[start GIVEN MATERIAL]

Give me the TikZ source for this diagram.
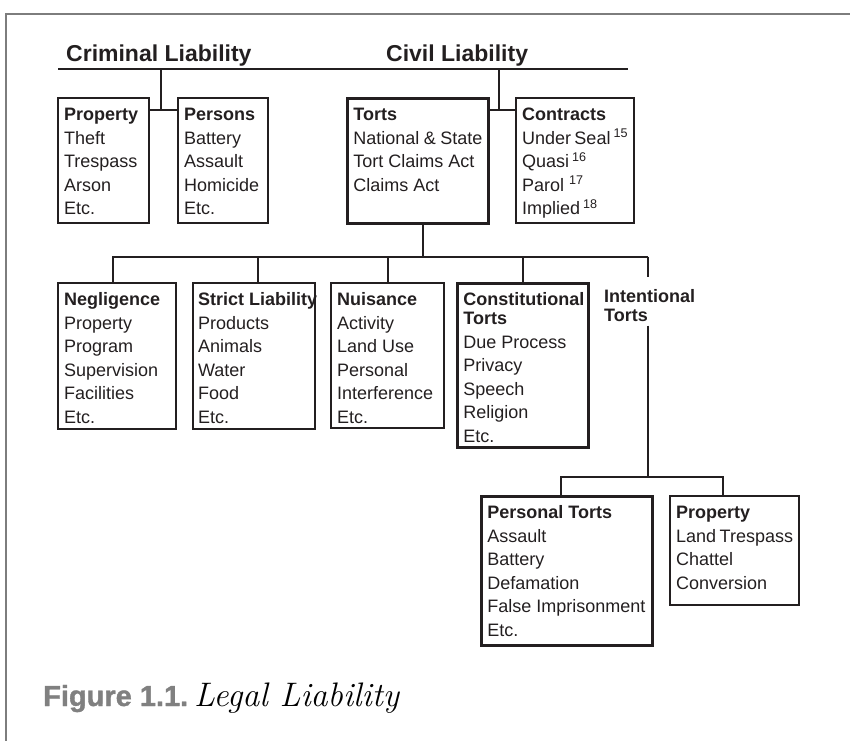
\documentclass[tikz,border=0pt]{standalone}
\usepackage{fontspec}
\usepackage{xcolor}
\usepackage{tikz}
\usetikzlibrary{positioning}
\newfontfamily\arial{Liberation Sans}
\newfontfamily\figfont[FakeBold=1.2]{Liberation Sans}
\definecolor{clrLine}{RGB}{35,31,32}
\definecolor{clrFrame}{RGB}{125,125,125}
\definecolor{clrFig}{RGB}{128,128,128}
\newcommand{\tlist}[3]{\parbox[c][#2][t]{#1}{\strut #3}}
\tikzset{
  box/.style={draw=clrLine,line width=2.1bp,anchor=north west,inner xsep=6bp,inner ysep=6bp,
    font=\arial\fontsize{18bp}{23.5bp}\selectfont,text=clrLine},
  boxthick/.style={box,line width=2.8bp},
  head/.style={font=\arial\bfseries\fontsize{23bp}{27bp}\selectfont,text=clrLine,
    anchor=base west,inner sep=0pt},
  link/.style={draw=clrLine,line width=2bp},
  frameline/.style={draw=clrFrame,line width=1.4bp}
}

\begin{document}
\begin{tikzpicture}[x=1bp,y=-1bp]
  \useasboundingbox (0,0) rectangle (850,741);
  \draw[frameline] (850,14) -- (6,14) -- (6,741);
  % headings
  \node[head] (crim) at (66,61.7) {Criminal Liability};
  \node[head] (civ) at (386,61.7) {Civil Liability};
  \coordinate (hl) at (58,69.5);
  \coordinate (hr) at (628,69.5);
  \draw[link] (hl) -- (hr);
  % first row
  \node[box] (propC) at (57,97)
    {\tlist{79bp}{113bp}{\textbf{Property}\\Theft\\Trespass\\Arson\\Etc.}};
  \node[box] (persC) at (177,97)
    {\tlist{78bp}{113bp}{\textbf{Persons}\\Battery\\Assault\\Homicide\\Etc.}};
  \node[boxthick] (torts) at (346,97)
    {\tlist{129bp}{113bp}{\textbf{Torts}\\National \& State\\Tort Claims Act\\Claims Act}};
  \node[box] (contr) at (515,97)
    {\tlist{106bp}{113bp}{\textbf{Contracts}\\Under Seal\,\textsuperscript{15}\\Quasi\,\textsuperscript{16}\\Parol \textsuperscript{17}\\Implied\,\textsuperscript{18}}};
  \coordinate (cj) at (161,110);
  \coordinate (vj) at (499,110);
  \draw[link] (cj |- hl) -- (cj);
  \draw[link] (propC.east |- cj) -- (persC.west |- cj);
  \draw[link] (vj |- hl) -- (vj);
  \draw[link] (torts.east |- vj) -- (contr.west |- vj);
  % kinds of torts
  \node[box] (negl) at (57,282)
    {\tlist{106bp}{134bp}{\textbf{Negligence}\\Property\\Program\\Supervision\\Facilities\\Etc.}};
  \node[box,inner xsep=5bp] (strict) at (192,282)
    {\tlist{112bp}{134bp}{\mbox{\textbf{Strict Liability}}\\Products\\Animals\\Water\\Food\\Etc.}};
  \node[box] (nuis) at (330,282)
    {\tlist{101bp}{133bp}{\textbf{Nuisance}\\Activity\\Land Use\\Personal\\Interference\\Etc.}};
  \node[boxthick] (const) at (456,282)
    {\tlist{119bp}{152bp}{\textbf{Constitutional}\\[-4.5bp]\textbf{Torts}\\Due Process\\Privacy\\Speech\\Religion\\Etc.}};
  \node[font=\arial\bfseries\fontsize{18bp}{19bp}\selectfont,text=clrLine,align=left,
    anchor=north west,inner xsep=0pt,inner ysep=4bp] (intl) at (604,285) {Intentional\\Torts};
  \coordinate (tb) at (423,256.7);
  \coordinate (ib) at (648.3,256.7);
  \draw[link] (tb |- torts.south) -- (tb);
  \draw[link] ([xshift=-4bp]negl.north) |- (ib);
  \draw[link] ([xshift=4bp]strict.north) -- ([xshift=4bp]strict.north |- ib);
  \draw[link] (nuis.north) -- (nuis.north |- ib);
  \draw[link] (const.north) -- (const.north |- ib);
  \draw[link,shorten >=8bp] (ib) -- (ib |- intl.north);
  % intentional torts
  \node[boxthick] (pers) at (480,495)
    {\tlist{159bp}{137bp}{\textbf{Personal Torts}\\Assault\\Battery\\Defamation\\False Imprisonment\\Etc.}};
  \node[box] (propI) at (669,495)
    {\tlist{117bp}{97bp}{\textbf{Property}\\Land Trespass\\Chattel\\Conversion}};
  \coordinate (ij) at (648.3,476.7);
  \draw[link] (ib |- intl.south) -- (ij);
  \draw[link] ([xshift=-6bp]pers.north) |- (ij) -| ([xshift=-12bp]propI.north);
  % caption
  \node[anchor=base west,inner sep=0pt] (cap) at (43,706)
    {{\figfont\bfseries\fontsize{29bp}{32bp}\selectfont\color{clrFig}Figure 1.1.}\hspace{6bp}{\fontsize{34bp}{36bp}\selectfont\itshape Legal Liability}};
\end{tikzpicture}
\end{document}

[end GIVEN MATERIAL]

- _YOUR TASK_:
Copy every line of the data exactly as written, excluding the pictures.

- _WRITTEN RESPONSE_:
Give me the TikZ source for this diagram.
\documentclass[tikz,border=0pt]{standalone}
\usepackage{fontspec}
\usepackage{xcolor}
\usepackage{tikz}
\usetikzlibrary{positioning}
\newfontfamily\arial{Liberation Sans}
\newfontfamily\figfont[FakeBold=1.2]{Liberation Sans}
\definecolor{clrLine}{RGB}{35,31,32}
\definecolor{clrFrame}{RGB}{125,125,125}
\definecolor{clrFig}{RGB}{128,128,128}
\newcommand{\tlist}[3]{\parbox[c][#2][t]{#1}{\strut #3}}
\tikzset{
  box/.style={draw=clrLine,line width=2.1bp,anchor=north west,inner xsep=6bp,inner ysep=6bp,
    font=\arial\fontsize{18bp}{23.5bp}\selectfont,text=clrLine},
  boxthick/.style={box,line width=2.8bp},
  head/.style={font=\arial\bfseries\fontsize{23bp}{27bp}\selectfont,text=clrLine,
    anchor=base west,inner sep=0pt},
  link/.style={draw=clrLine,line width=2bp},
  frameline/.style={draw=clrFrame,line width=1.4bp}
}

\begin{document}
\begin{tikzpicture}[x=1bp,y=-1bp]
  \useasboundingbox (0,0) rectangle (850,741);
  \draw[frameline] (850,14) -- (6,14) -- (6,741);
  % headings
  \node[head] (crim) at (66,61.7) {Criminal Liability};
  \node[head] (civ) at (386,61.7) {Civil Liability};
  \coordinate (hl) at (58,69.5);
  \coordinate (hr) at (628,69.5);
  \draw[link] (hl) -- (hr);
  % first row
  \node[box] (propC) at (57,97)
    {\tlist{79bp}{113bp}{\textbf{Property}\\Theft\\Trespass\\Arson\\Etc.}};
  \node[box] (persC) at (177,97)
    {\tlist{78bp}{113bp}{\textbf{Persons}\\Battery\\Assault\\Homicide\\Etc.}};
  \node[boxthick] (torts) at (346,97)
    {\tlist{129bp}{113bp}{\textbf{Torts}\\National \& State\\Tort Claims Act\\Claims Act}};
  \node[box] (contr) at (515,97)
    {\tlist{106bp}{113bp}{\textbf{Contracts}\\Under Seal\,\textsuperscript{15}\\Quasi\,\textsuperscript{16}\\Parol \textsuperscript{17}\\Implied\,\textsuperscript{18}}};
  \coordinate (cj) at (161,110);
  \coordinate (vj) at (499,110);
  \draw[link] (cj |- hl) -- (cj);
  \draw[link] (propC.east |- cj) -- (persC.west |- cj);
  \draw[link] (vj |- hl) -- (vj);
  \draw[link] (torts.east |- vj) -- (contr.west |- vj);
  % kinds of torts
  \node[box] (negl) at (57,282)
    {\tlist{106bp}{134bp}{\textbf{Negligence}\\Property\\Program\\Supervision\\Facilities\\Etc.}};
  \node[box,inner xsep=5bp] (strict) at (192,282)
    {\tlist{112bp}{134bp}{\mbox{\textbf{Strict Liability}}\\Products\\Animals\\Water\\Food\\Etc.}};
  \node[box] (nuis) at (330,282)
    {\tlist{101bp}{133bp}{\textbf{Nuisance}\\Activity\\Land Use\\Personal\\Interference\\Etc.}};
  \node[boxthick] (const) at (456,282)
    {\tlist{119bp}{152bp}{\textbf{Constitutional}\\[-4.5bp]\textbf{Torts}\\Due Process\\Privacy\\Speech\\Religion\\Etc.}};
  \node[font=\arial\bfseries\fontsize{18bp}{19bp}\selectfont,text=clrLine,align=left,
    anchor=north west,inner xsep=0pt,inner ysep=4bp] (intl) at (604,285) {Intentional\\Torts};
  \coordinate (tb) at (423,256.7);
  \coordinate (ib) at (648.3,256.7);
  \draw[link] (tb |- torts.south) -- (tb);
  \draw[link] ([xshift=-4bp]negl.north) |- (ib);
  \draw[link] ([xshift=4bp]strict.north) -- ([xshift=4bp]strict.north |- ib);
  \draw[link] (nuis.north) -- (nuis.north |- ib);
  \draw[link] (const.north) -- (const.north |- ib);
  \draw[link,shorten >=8bp] (ib) -- (ib |- intl.north);
  % intentional torts
  \node[boxthick] (pers) at (480,495)
    {\tlist{159bp}{137bp}{\textbf{Personal Torts}\\Assault\\Battery\\Defamation\\False Imprisonment\\Etc.}};
  \node[box] (propI) at (669,495)
    {\tlist{117bp}{97bp}{\textbf{Property}\\Land Trespass\\Chattel\\Conversion}};
  \coordinate (ij) at (648.3,476.7);
  \draw[link] (ib |- intl.south) -- (ij);
  \draw[link] ([xshift=-6bp]pers.north) |- (ij) -| ([xshift=-12bp]propI.north);
  % caption
  \node[anchor=base west,inner sep=0pt] (cap) at (43,706)
    {{\figfont\bfseries\fontsize{29bp}{32bp}\selectfont\color{clrFig}Figure 1.1.}\hspace{6bp}{\fontsize{34bp}{36bp}\selectfont\itshape Legal Liability}};
\end{tikzpicture}
\end{document}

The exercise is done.